Register a GCP environment using CDP web interface

  1. Switch back to the browser window with the CDP console.

  2. Navigate to the Management Console > Environments.

  3. Click the Register Environment button.

  4. In the General Information section provide the following:
    • Environment name - Provide a name for the environment.
    • Select Cloud Provider - Select Google Cloud.
  5. Under Select Credential, select the credential that you created in Step 1.
  6. Click Next.
  7. In the Data Lake Settings section, provide the following:
    • Data Lake Name - Enter a name for the Data Lake that CDP creates for your environment.
    • Data Lake version - Select 7.2.8.
  8. In the Data Access and Audit section, provide the following:
    • Assumer Service Account - Select <prefix>-idb-sa. The prefix is what you provided in Step 2.
    • Storage Location Base - Enter <prefix>-cdp-data
    • Data Access Role - Select <prefix>-dladm-sa
    • Ranger Audit Service Account - Enter the following service account name <prefix>-rgraud-sa@gcp-dev.iam.gserviceaccount.com
    • Under IDBroker Mappings:
      1. Click Add
      2. Under User or Group, select your user
      3. Under Service Account, enter the following service account name <prefix>-dladm-sa@gcp-dev.iam.gserviceaccount.com
  9. Click Next.
  10. Under Region, Location, select the same region that you provided in Step 2.
  11. In the Network section, provide the following:
    • Select Network - Select the network called <prefix>-cdp-network
    • Select Subnets - Select <prefix>-cdp-network-subnet-1
  12. Under Security Access Settings, under Select Security Access Type, select Do not create firewall rule.
  13. Under SSH Settings, paste your RSA public key.
  14. Under Add Tags add tags if necessary.
  15. Click Next.
  16. Under Logsprovide the following:
    • Logger Service Account - Select <prefix>-log-sa
    • Logs Location Base - Enter <prefix>-cdp-logs
    • Backups Location Base - Enter <prefix>-cdp-backup
  17. Click Register Environment.
  18. Once your environment is created, its status will change to Available and the Data Lake status will change to Running.

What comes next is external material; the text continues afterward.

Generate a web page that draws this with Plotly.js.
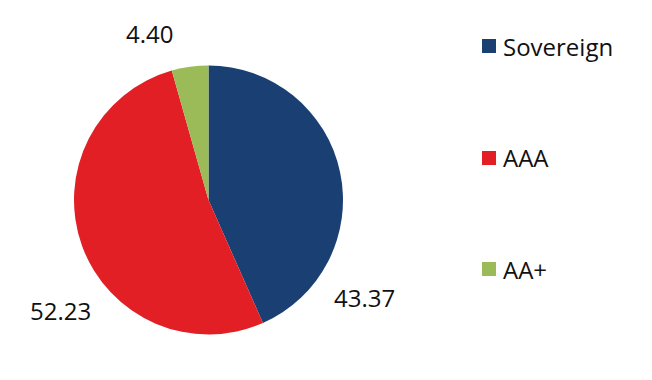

Once your environment is running, you can start creating Data Hub clusters.

Register a GCP environment using CDP CLI

  1. Install and configure CDP CLI. If you haven’t, refer to CLI client setup.
  2. Open the terminal app on your computer.

  3. Create your environment using the following command. Replace the following with actual values:
    • <NAME_OF_YOUR_CDP_CREDENTIAL> - Replace this with the actual name that you provided on the CDP web UI in step 1.
    • <REGION> - Replace this with the ID of the region selected in step 2.
    • <RSA_PUBLIC_KEY> - Replace this with your RSA public key. You will use the matching private key for admin access to CDP instances.
    • <PREFIX> - Replace this with the prefix specified in step 2.
    • <PROJECT_ID> - Replace this with the ID of the GCP project specified in step 2.
    cdp environments create-gcp-environment  --environment-name <PREFIX>-cdp-env \
        --credential-name <NAME_OF_YOUR_CDP_CREDENTIAL> \
        --region "<REGION>" \
        --public-key "<RSA_PUBLIC_KEY>" \
        --log-storage storageLocationBase="gs://<PREFIX>-cdp-logs/",serviceAccountEmail="<PREFIX>-log-sa@<PROJECT_ID>.iam.gserviceaccount.com" \
        --existing-network-params networkName="<PREFIX>-cdp-network",subnetNames="<PREFIX>-cdp-network-subnet-1",sharedProjectId="<PROJECT_ID>"  \
        --enable-tunnel \
        --use-public-ip    
  4. Find your user CRN using the following command:
    user_crn=$(cdp iam get-user | jq -r .user.crn)
  5. Set the IDBroker mappings between users and service accounts using the following command. Replace the following with actual values:
    • <PREFIX> - Same as used earlier
    • <PROJECT_ID> - Same as used earlier
    • <USER_CRN> - Replace with your user CRN.
    cdp environments set-id-broker-mappings \
        --environment-name "<PREFIX>-cdp-env" \
        --baseline-role "<PREFIX>-rgraud-sa@<PROJECT_ID>.iam.gserviceaccount.com" \
        --data-access-role "<PREFIX>-dladm-sa@<PROJECT_ID>.iam.gserviceaccount.com" \
        --mappings accessorCrn="<USER_CRN",role="<PREFIX>-dladm-sa@<PROJECT_ID>.iam.gserviceaccount.com"
  6. Create the Data Lake using the following command. Replace the following with actual values:
    • <PREFIX> - Same as used earlier
    • <PROJECT_ID> - Same as used earlier
    cdp datalake create-gcp-datalake --datalake-name <PREFIX>-cdp-dl \
        --environment-name <PREFIX>-cdp-env \
        --cloud-provider-configuration "serviceAccountEmail=<PREFIX>-idb-sa@<PROJECT_ID>.iam.gserviceaccount.com,storageLocation=gs://<PREFIX>-cdp-data,backupStorageLocationBase=gs://<PREFIX>-cdp-backup"
  7. Once your environment is created, its status will change to Available and the Data Lake status will change to Running.

Once your environment is running, you can start creating Data Hub clusters.